George Washington Carver, a man of similar “integrity” and “knowledge”-the first and second greatest 9-letter words-would in no wise permit anyone, including Booker T. Washington, to interpret his “report” as mere “complaint.” To the contrary, he disabused Mr. Washington of any inclination that he was simply “sitting down permitting such a condition to exist without trying to remedy it.” Serving as both a professor and steward of the university’s resources, Mr. Carver remarked that the intent of his report was to provide the president with “information.” (What Washington may have construed as Carver’s “paralysis of analysis,” Carver viewed as “climbing the speculative ladder of reason [before] leaping out into the darkness of faith.”)

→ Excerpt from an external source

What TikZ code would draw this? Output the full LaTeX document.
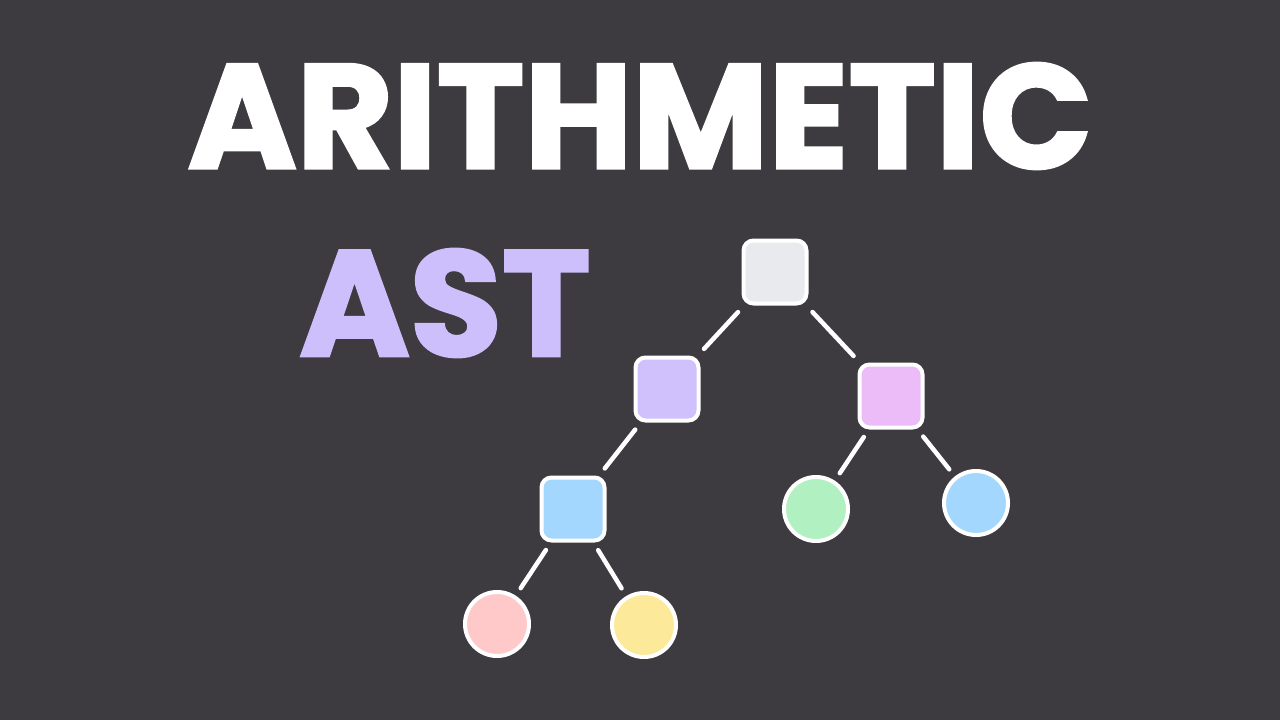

All the same, Mr. Carver goes on to state in the most exacting fashion: “I am determined to raise chickens regardless of difficulties, I mean just that.” And herein lies the sum whole of the matter concerning the “raising of chickens” for both President Washington and Professor Carver: They both wanted results without regard to difficulties. For both men, whose records of accomplishment would be difficult-not impossible-to surpass, “success” and “results” were the chief assets in the late 19th and early 20th Century. (And it remains so here in the 21st Century.) These men operated according to their functions.
Their foremost priority was to develop the moral, ethical, fiscal, intellectual and knowledge-based educational prowess at Tuskegee University that would come to be recognized both nationally and internationally as the “Tuskegee Machine.”